Ship selection should be determined by a combination of two main factors: personal preference and style, and how you are faring in the game. Some ships are more suited to different types of tactics, and each costs a different amount of resources to build and maintain. If you play a fast, aggressive game then you need little more than a stargate and mine sweepers. If you prefer subtlety and luring your opponents into traps, then you might want cloakers and engineers. All this is academic, though, if you are outnumbered, outgunned, and being pushed back toward your Home World. In this case you want to play defensively, probably relying heavily on satellites and minefields. You will also need to create engineers if your opponent has done the same and walled himself off.

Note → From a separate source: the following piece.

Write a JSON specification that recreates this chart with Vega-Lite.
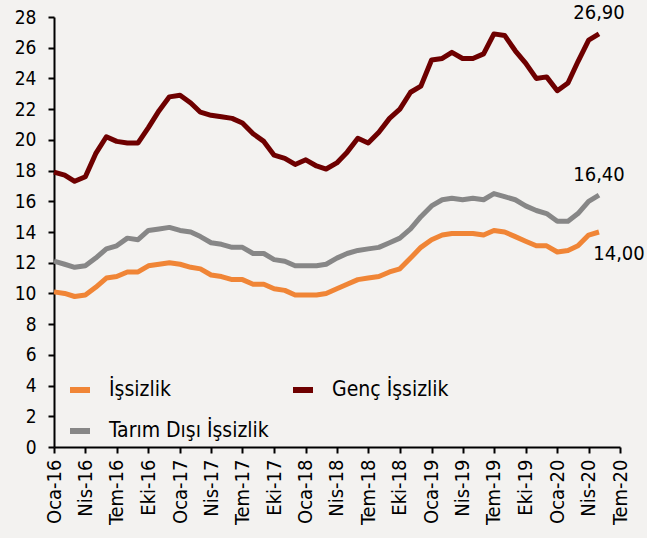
{
  "$schema": "https://vega.github.io/schema/vega-lite/v6.json",
  "autosize": {"type": "none"},
  "width": 566,
  "height": 430,
  "padding": {"left": 54, "top": 17, "right": 27, "bottom": 91},
  "background": "#f3f2f0",
  "config": {
    "view": {"stroke": null},
    "font": "DejaVu Sans Condensed",
    "locale": {"number": {"decimal": ",", "thousands": ".", "grouping": [3], "currency": ["", " ₺"]}},
    "axis": {"domainColor": "#000000", "domainWidth": 2, "tickColor": "#000000", "tickWidth": 2, "tickSize": 6, "labelColor": "#000000", "grid": false, "title": null}
  },
  "data": {
    "values": [
      {"d": "2016-01-01", "İşsizlik": 10.1, "Genç İşsizlik": 17.9, "Tarım Dışı İşsizlik": 12.1},
      {"d": "2016-02-01", "İşsizlik": 10.0, "Genç İşsizlik": 17.7, "Tarım Dışı İşsizlik": 11.9},
      {"d": "2016-03-01", "İşsizlik": 9.8, "Genç İşsizlik": 17.3, "Tarım Dışı İşsizlik": 11.7},
      {"d": "2016-04-01", "İşsizlik": 9.9, "Genç İşsizlik": 17.6, "Tarım Dışı İşsizlik": 11.8},
      {"d": "2016-05-01", "İşsizlik": 10.4, "Genç İşsizlik": 19.1, "Tarım Dışı İşsizlik": 12.3},
      {"d": "2016-06-01", "İşsizlik": 11.0, "Genç İşsizlik": 20.2, "Tarım Dışı İşsizlik": 12.9},
      {"d": "2016-07-01", "İşsizlik": 11.1, "Genç İşsizlik": 19.9, "Tarım Dışı İşsizlik": 13.1},
      {"d": "2016-08-01", "İşsizlik": 11.4, "Genç İşsizlik": 19.8, "Tarım Dışı İşsizlik": 13.6},
      {"d": "2016-09-01", "İşsizlik": 11.4, "Genç İşsizlik": 19.8, "Tarım Dışı İşsizlik": 13.5},
      {"d": "2016-10-01", "İşsizlik": 11.8, "Genç İşsizlik": 20.8, "Tarım Dışı İşsizlik": 14.1},
      {"d": "2016-11-01", "İşsizlik": 11.9, "Genç İşsizlik": 21.9, "Tarım Dışı İşsizlik": 14.2},
      {"d": "2016-12-01", "İşsizlik": 12.0, "Genç İşsizlik": 22.8, "Tarım Dışı İşsizlik": 14.3},
      {"d": "2017-01-01", "İşsizlik": 11.9, "Genç İşsizlik": 22.9, "Tarım Dışı İşsizlik": 14.1},
      {"d": "2017-02-01", "İşsizlik": 11.7, "Genç İşsizlik": 22.4, "Tarım Dışı İşsizlik": 14.0},
      {"d": "2017-03-01", "İşsizlik": 11.6, "Genç İşsizlik": 21.8, "Tarım Dışı İşsizlik": 13.7},
      {"d": "2017-04-01", "İşsizlik": 11.2, "Genç İşsizlik": 21.6, "Tarım Dışı İşsizlik": 13.3},
      {"d": "2017-05-01", "İşsizlik": 11.1, "Genç İşsizlik": 21.5, "Tarım Dışı İşsizlik": 13.2},
      {"d": "2017-06-01", "İşsizlik": 10.9, "Genç İşsizlik": 21.4, "Tarım Dışı İşsizlik": 13.0},
      {"d": "2017-07-01", "İşsizlik": 10.9, "Genç İşsizlik": 21.1, "Tarım Dışı İşsizlik": 13.0},
      {"d": "2017-08-01", "İşsizlik": 10.6, "Genç İşsizlik": 20.4, "Tarım Dışı İşsizlik": 12.6},
      {"d": "2017-09-01", "İşsizlik": 10.6, "Genç İşsizlik": 19.9, "Tarım Dışı İşsizlik": 12.6},
      {"d": "2017-10-01", "İşsizlik": 10.3, "Genç İşsizlik": 19.0, "Tarım Dışı İşsizlik": 12.2},
      {"d": "2017-11-01", "İşsizlik": 10.2, "Genç İşsizlik": 18.8, "Tarım Dışı İşsizlik": 12.1},
      {"d": "2017-12-01", "İşsizlik": 9.9, "Genç İşsizlik": 18.4, "Tarım Dışı İşsizlik": 11.8},
      {"d": "2018-01-01", "İşsizlik": 9.9, "Genç İşsizlik": 18.7, "Tarım Dışı İşsizlik": 11.8},
      {"d": "2018-02-01", "İşsizlik": 9.9, "Genç İşsizlik": 18.3, "Tarım Dışı İşsizlik": 11.8},
      {"d": "2018-03-01", "İşsizlik": 10.0, "Genç İşsizlik": 18.1, "Tarım Dışı İşsizlik": 11.9},
      {"d": "2018-04-01", "İşsizlik": 10.3, "Genç İşsizlik": 18.5, "Tarım Dışı İşsizlik": 12.3},
      {"d": "2018-05-01", "İşsizlik": 10.6, "Genç İşsizlik": 19.2, "Tarım Dışı İşsizlik": 12.6},
      {"d": "2018-06-01", "İşsizlik": 10.9, "Genç İşsizlik": 20.1, "Tarım Dışı İşsizlik": 12.8},
      {"d": "2018-07-01", "İşsizlik": 11.0, "Genç İşsizlik": 19.8, "Tarım Dışı İşsizlik": 12.9},
      {"d": "2018-08-01", "İşsizlik": 11.1, "Genç İşsizlik": 20.5, "Tarım Dışı İşsizlik": 13.0},
      {"d": "2018-09-01", "İşsizlik": 11.4, "Genç İşsizlik": 21.4, "Tarım Dışı İşsizlik": 13.3},
      {"d": "2018-10-01", "İşsizlik": 11.6, "Genç İşsizlik": 22.0, "Tarım Dışı İşsizlik": 13.6},
      {"d": "2018-11-01", "İşsizlik": 12.3, "Genç İşsizlik": 23.1, "Tarım Dışı İşsizlik": 14.2},
      {"d": "2018-12-01", "İşsizlik": 13.0, "Genç İşsizlik": 23.5, "Tarım Dışı İşsizlik": 15.0},
      {"d": "2019-01-01", "İşsizlik": 13.5, "Genç İşsizlik": 25.2, "Tarım Dışı İşsizlik": 15.7},
      {"d": "2019-02-01", "İşsizlik": 13.8, "Genç İşsizlik": 25.3, "Tarım Dışı İşsizlik": 16.1},
      {"d": "2019-03-01", "İşsizlik": 13.9, "Genç İşsizlik": 25.7, "Tarım Dışı İşsizlik": 16.2},
      {"d": "2019-04-01", "İşsizlik": 13.9, "Genç İşsizlik": 25.3, "Tarım Dışı İşsizlik": 16.1},
      {"d": "2019-05-01", "İşsizlik": 13.9, "Genç İşsizlik": 25.3, "Tarım Dışı İşsizlik": 16.2},
      {"d": "2019-06-01", "İşsizlik": 13.8, "Genç İşsizlik": 25.6, "Tarım Dışı İşsizlik": 16.1},
      {"d": "2019-07-01", "İşsizlik": 14.1, "Genç İşsizlik": 26.9, "Tarım Dışı İşsizlik": 16.5},
      {"d": "2019-08-01", "İşsizlik": 14.0, "Genç İşsizlik": 26.8, "Tarım Dışı İşsizlik": 16.3},
      {"d": "2019-09-01", "İşsizlik": 13.7, "Genç İşsizlik": 25.8, "Tarım Dışı İşsizlik": 16.1},
      {"d": "2019-10-01", "İşsizlik": 13.4, "Genç İşsizlik": 25.0, "Tarım Dışı İşsizlik": 15.7},
      {"d": "2019-11-01", "İşsizlik": 13.1, "Genç İşsizlik": 24.0, "Tarım Dışı İşsizlik": 15.4},
      {"d": "2019-12-01", "İşsizlik": 13.1, "Genç İşsizlik": 24.1, "Tarım Dışı İşsizlik": 15.2},
      {"d": "2020-01-01", "İşsizlik": 12.7, "Genç İşsizlik": 23.2, "Tarım Dışı İşsizlik": 14.7},
      {"d": "2020-02-01", "İşsizlik": 12.8, "Genç İşsizlik": 23.7, "Tarım Dışı İşsizlik": 14.7},
      {"d": "2020-03-01", "İşsizlik": 13.1, "Genç İşsizlik": 25.1, "Tarım Dışı İşsizlik": 15.2},
      {"d": "2020-04-01", "İşsizlik": 13.8, "Genç İşsizlik": 26.5, "Tarım Dışı İşsizlik": 16.0},
      {"d": "2020-05-01", "İşsizlik": 14.0, "Genç İşsizlik": 26.9, "Tarım Dışı İşsizlik": 16.4}
    ],
    "format": {"parse": {"d": "date"}}
  },
  "transform": [
    {"fold": ["İşsizlik", "Genç İşsizlik", "Tarım Dışı İşsizlik"], "as": ["series", "value"]}
  ],
  "encoding": {
    "x": {
      "field": "d", "type": "temporal",
      "scale": {"type": "utc", "domain": [{"year": 2016, "month": 1, "date": 1, "utc": true}, {"year": 2020, "month": 7, "date": 1, "utc": true}]},
      "axis": {
        "values": [
          {"year": 2016, "month": 1, "date": 1, "utc": true}, {"year": 2016, "month": 4, "date": 1, "utc": true}, {"year": 2016, "month": 7, "date": 1, "utc": true}, {"year": 2016, "month": 10, "date": 1, "utc": true},
          {"year": 2017, "month": 1, "date": 1, "utc": true}, {"year": 2017, "month": 4, "date": 1, "utc": true}, {"year": 2017, "month": 7, "date": 1, "utc": true}, {"year": 2017, "month": 10, "date": 1, "utc": true},
          {"year": 2018, "month": 1, "date": 1, "utc": true}, {"year": 2018, "month": 4, "date": 1, "utc": true}, {"year": 2018, "month": 7, "date": 1, "utc": true}, {"year": 2018, "month": 10, "date": 1, "utc": true},
          {"year": 2019, "month": 1, "date": 1, "utc": true}, {"year": 2019, "month": 4, "date": 1, "utc": true}, {"year": 2019, "month": 7, "date": 1, "utc": true}, {"year": 2019, "month": 10, "date": 1, "utc": true},
          {"year": 2020, "month": 1, "date": 1, "utc": true}, {"year": 2020, "month": 4, "date": 1, "utc": true}, {"year": 2020, "month": 7, "date": 1, "utc": true}
        ],
        "labelExpr": "['Oca','Şub','Mar','Nis','May','Haz','Tem','Ağu','Eyl','Eki','Kas','Ara'][utcmonth(datum.value)] + '-' + utcFormat(datum.value, '%y')",
        "labelAngle": -90,
        "labelFontSize": 20,
        "labelPadding": 6,
        "labelOverlap": false,
        "labelFlush": false
      }
    },
    "y": {
      "field": "value", "type": "quantitative",
      "scale": {"domain": [0, 28], "nice": false, "zero": true},
      "axis": {"values": [0, 2, 4, 6, 8, 10, 12, 14, 16, 18, 20, 22, 24, 26, 28], "labelFontSize": 19, "labelPadding": 12, "labelOverlap": false, "labelFlush": false}
    }
  },
  "layer": [
    {
      "mark": {"type": "line", "strokeWidth": 5, "strokeJoin": "round"},
      "encoding": {
        "color": {
          "field": "series", "type": "nominal",
          "scale": {"domain": ["İşsizlik", "Tarım Dışı İşsizlik", "Genç İşsizlik"], "range": ["#f08536", "#878787", "#6e0000"]},
          "legend": {
            "title": null, "orient": "none", "legendX": 13, "legendY": 360, "columns": 2, "columnPadding": 12, "rowPadding": 16,
            "symbolType": "stroke", "symbolStrokeWidth": 6, "symbolSize": 400, "labelFontSize": 21, "labelOffset": 16, "labelColor": "#000000", "labelLimit": 400, "padding": 0
          }
        }
      }
    },
    {
      "transform": [{"filter": "datum.series === 'Genç İşsizlik' && time(datum.d) === utc(2020, 4, 1)"}],
      "mark": {"type": "text", "fontSize": 20, "dy": -21, "color": "#000000"},
      "encoding": {"text": {"field": "value", "type": "quantitative", "format": ".2f"}}
    },
    {
      "transform": [{"filter": "datum.series === 'Tarım Dışı İşsizlik' && time(datum.d) === utc(2020, 4, 1)"}],
      "mark": {"type": "text", "fontSize": 20, "dy": -20, "color": "#000000"},
      "encoding": {"text": {"field": "value", "type": "quantitative", "format": ".2f"}}
    },
    {
      "transform": [{"filter": "datum.series === 'İşsizlik' && time(datum.d) === utc(2020, 4, 1)"}],
      "mark": {"type": "text", "fontSize": 20, "dx": 20, "dy": 22, "color": "#000000"},
      "encoding": {"text": {"field": "value", "type": "quantitative", "format": ".2f"}}
    }
  ]
}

One other factor that has become more important recently is the nature of the game series itself. Once upon a time there were only a half-dozen or so game series, each relatively alike in planet resources, rates of tech development, etc. Some of the new series have planetory resource levels and tech development increases so different from the more traditional game series that they force an alteration in style of play. A series with high mineral/fuel planets which also have low agriculture, for example, almost requires terraformers. Tech development rates which range from 0.1 per turn to 10 per turn can mean that, depending on the series, you'll never get above BR-2 and had better make your choice count, or that you'll gain new tech developments so fast that choosing now becomes irrelevant.